Ahalya Lettenberger

Personal information
- Nationality: American
- Born: March 19, 2001 (age 25) Chicago, Illinois, U.S.
- Home town: Glen Ellyn, Illinois, U.S.

Sport
- Sport: Para swimming
- Disability: Arthrogryposis
- Disability class: S7, SM7, SB6
- Event: 400 meter freestyle
- Club: Rice University
- Coached by: Seth Huston

Medal record
Representing United States
Women's para swimming
Paralympic Games
| Silver medal – second place | 2020 Tokyo | 200 m ind. medley SM7 |
World Championships
| Silver medal – second place | 2019 London | 400 m freestyle S7 |
| Silver medal – second place | 2023 Manchester | 400 m freestyle S7 |
| Bronze medal – third place | 2022 Madeira | 400 m freestyle S7 |
| Bronze medal – third place | 2025 Singapore | 400 m freestyle S7 |
Parapan American Games
| Gold medal – first place | 2015 Toronto | 100 m backstroke S8 |
Women's paratriathlon
Americas Championships
| Gold medal – first place | 2018 Sarasota-Bradenton | PTWC |

= Ahalya Lettenberger =

American Paralympic swimmer

Ahalya Lettenberger (born March 19, 2001) is an American para swimmer who represented the United States at the 2020 and 2024 Summer Paralympics.

==Career==
Lettenberger represented the United States at the 2020 Summer Paralympics in the 200 metre individual medley event and won a silver medal.

On April 14, 2022, Lettenberger was named to the roster to represent the United States at the 2022 World Para Swimming Championships.

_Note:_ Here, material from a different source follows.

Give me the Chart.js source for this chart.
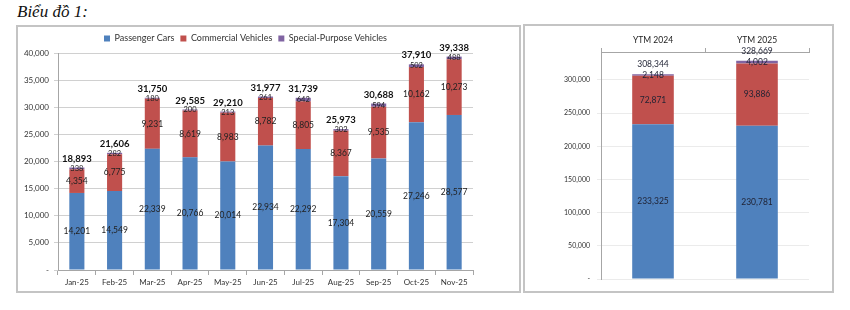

On April 29, 2023, Lettenberger was named to the roster to represent the United States at the 2023 World Para Swimming Championships.

==Personal life==
Ahalya was born with arthrogryposis, which causes muscle weakness and joint restriction in the lower limbs. She graduated from Rice University in 2023 with her Bachelor of Science in bioengineering, where she conducted undergraduate research with Dr. Marcia O'Malley at the Mechatronics and Haptics Interfaces (MAHI) Lab. On December 11, 2023, Lettenberger was named a 2024 recipient of the Marshall Scholarship.